*Provided data*
============================================================
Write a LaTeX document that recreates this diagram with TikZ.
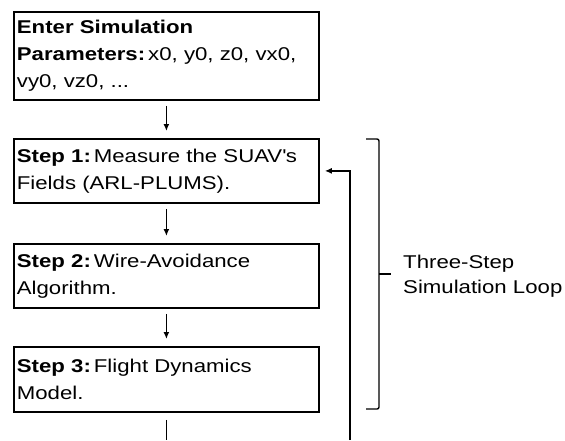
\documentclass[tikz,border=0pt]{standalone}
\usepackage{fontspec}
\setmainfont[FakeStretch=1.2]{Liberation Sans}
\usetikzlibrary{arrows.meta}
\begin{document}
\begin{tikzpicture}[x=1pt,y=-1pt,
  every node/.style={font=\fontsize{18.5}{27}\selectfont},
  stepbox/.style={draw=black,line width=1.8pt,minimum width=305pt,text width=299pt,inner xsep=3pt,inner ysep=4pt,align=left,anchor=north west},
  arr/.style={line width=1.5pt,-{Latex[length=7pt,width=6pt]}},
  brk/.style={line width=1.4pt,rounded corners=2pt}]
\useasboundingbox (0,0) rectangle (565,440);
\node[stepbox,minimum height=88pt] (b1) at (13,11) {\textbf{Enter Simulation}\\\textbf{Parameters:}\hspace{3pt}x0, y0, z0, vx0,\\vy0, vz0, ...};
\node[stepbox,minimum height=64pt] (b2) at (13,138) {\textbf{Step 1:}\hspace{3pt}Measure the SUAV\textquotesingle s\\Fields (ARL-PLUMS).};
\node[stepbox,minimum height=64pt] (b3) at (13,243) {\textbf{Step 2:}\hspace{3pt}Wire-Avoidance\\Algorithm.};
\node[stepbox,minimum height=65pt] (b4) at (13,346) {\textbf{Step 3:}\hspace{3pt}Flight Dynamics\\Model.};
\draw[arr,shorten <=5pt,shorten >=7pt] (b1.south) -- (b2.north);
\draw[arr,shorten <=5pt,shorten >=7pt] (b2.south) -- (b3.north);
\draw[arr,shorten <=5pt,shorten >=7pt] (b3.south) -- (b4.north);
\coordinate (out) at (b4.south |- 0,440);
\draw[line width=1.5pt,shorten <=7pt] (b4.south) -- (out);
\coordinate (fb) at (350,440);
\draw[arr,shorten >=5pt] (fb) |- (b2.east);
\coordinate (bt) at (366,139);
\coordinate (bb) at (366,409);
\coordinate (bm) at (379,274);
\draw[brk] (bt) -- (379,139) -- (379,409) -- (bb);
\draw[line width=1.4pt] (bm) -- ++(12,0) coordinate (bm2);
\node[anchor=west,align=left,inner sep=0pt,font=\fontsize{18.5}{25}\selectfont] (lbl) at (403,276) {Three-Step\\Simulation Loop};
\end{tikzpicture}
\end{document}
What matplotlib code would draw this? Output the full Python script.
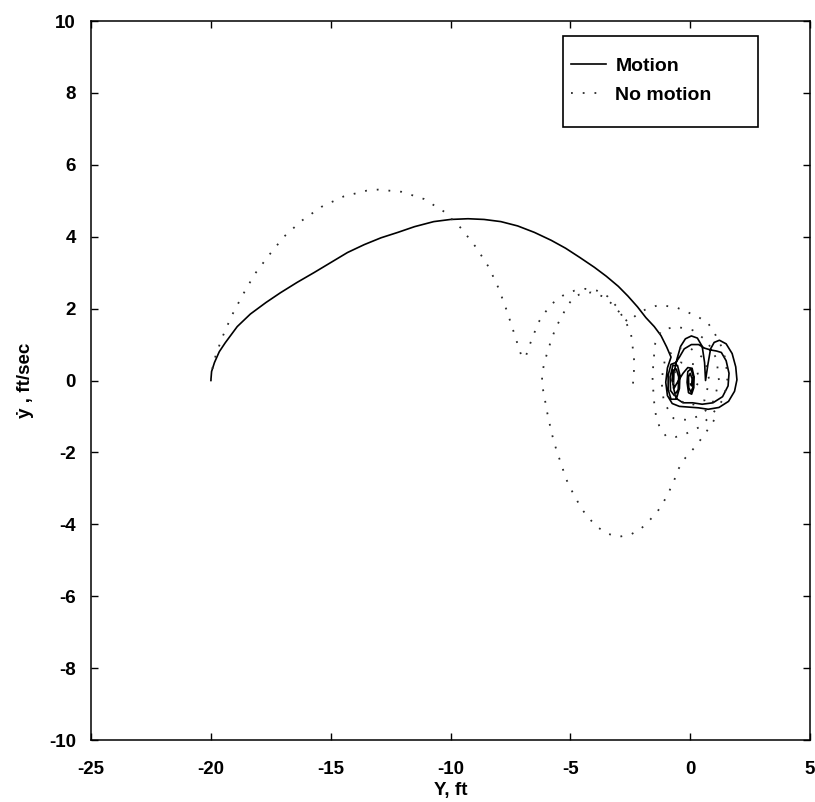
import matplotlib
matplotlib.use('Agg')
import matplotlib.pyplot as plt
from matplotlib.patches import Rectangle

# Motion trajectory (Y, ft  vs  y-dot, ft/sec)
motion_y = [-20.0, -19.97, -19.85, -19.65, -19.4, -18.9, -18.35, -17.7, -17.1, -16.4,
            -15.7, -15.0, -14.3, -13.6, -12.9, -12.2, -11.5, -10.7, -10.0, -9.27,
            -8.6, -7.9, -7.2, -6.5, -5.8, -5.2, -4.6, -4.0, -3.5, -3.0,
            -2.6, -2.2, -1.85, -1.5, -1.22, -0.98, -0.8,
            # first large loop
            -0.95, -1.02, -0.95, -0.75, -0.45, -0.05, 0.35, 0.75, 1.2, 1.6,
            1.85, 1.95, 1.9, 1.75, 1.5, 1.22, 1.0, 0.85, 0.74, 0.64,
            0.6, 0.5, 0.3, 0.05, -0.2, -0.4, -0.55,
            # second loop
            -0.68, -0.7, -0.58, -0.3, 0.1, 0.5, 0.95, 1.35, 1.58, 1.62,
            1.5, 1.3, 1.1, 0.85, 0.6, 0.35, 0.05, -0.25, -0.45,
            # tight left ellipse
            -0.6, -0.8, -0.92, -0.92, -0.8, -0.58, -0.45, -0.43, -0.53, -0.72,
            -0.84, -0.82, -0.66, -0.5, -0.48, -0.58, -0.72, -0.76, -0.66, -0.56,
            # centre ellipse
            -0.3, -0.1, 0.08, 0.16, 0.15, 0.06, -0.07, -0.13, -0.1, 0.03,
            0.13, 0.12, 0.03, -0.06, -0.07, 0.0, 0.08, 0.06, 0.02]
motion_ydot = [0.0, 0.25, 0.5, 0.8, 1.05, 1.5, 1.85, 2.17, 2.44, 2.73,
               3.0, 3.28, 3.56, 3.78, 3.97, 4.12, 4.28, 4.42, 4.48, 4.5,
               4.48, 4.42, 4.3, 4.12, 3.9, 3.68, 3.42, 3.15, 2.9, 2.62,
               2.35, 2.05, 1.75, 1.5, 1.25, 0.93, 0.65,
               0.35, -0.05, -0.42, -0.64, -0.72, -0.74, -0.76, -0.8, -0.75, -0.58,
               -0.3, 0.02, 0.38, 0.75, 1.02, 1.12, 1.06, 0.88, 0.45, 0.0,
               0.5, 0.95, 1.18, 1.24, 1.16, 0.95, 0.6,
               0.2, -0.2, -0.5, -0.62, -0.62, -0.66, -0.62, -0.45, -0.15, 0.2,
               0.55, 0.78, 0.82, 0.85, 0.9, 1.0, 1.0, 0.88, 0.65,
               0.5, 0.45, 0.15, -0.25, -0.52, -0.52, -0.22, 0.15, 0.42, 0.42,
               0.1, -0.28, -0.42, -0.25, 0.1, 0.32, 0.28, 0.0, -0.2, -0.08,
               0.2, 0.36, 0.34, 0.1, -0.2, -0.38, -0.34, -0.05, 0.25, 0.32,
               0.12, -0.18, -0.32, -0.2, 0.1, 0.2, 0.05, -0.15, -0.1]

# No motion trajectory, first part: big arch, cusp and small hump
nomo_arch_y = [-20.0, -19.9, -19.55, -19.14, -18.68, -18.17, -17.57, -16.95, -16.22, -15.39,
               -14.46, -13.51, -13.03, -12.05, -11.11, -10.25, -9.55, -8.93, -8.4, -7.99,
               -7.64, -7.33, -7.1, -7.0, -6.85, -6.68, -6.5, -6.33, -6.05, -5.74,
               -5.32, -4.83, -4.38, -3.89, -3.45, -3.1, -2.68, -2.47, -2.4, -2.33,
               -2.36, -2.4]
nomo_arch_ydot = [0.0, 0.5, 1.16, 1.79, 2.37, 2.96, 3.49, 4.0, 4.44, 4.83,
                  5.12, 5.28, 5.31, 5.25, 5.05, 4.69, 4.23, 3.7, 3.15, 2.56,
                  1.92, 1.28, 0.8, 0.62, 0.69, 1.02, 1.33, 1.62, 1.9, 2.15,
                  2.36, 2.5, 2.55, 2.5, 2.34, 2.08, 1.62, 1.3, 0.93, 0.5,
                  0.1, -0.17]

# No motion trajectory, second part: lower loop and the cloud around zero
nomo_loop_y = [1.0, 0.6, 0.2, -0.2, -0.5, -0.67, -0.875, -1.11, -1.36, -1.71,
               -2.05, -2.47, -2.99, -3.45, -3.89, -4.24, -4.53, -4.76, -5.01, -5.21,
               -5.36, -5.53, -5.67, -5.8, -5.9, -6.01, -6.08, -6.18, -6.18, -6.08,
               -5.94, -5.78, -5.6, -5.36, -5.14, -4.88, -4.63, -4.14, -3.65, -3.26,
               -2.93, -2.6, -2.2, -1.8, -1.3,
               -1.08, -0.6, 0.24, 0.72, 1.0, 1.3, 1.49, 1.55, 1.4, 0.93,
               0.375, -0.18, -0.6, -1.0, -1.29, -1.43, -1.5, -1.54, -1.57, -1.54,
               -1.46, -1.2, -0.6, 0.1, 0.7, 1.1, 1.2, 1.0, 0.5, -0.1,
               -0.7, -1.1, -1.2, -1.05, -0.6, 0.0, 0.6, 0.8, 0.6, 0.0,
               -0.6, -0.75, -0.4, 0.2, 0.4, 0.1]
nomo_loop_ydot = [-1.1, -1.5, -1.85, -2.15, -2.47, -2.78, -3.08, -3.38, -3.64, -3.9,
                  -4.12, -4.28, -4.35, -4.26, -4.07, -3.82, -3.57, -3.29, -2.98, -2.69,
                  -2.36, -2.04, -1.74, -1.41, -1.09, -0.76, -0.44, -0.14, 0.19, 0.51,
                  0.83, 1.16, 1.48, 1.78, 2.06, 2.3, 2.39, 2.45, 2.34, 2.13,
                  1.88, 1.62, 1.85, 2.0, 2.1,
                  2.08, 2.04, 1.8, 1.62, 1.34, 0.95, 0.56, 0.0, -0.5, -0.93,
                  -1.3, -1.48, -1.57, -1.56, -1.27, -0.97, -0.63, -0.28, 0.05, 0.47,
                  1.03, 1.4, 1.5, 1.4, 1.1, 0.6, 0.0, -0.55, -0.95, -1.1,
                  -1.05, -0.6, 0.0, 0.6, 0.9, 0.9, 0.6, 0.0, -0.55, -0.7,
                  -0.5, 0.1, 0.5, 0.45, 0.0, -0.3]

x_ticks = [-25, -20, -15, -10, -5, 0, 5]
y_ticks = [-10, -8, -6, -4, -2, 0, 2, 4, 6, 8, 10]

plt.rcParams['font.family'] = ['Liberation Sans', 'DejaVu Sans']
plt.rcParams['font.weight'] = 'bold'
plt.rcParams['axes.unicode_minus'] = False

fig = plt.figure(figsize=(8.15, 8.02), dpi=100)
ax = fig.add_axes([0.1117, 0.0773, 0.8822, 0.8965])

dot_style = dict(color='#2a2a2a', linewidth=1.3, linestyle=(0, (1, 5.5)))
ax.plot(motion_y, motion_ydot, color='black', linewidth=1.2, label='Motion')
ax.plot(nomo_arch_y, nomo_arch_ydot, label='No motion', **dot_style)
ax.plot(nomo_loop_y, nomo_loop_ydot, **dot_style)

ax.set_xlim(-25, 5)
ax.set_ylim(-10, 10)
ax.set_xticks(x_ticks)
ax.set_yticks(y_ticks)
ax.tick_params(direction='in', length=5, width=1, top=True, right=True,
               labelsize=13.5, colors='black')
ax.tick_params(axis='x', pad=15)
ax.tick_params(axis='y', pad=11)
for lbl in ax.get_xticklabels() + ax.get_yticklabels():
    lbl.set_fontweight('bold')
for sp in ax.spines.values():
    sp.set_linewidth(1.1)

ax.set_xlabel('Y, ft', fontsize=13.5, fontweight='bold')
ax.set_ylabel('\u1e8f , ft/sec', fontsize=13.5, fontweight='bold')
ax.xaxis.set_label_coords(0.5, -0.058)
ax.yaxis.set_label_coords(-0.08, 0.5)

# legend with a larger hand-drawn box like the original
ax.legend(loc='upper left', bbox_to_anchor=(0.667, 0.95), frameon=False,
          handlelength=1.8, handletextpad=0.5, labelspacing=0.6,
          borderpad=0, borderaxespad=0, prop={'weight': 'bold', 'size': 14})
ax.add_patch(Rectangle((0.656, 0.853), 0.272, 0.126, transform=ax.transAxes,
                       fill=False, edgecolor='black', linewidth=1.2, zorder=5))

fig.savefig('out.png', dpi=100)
============================================================
*Aim*
Nothing but the lines from the one containing "What matplotlib code" through the one containing "from matplotlib.patches import Rectangle" should be echoed, each exactly as it stands; pictures are excluded.

*Written response*
What matplotlib code would draw this? Output the full Python script.
import matplotlib
matplotlib.use('Agg')
import matplotlib.pyplot as plt
from matplotlib.patches import Rectangle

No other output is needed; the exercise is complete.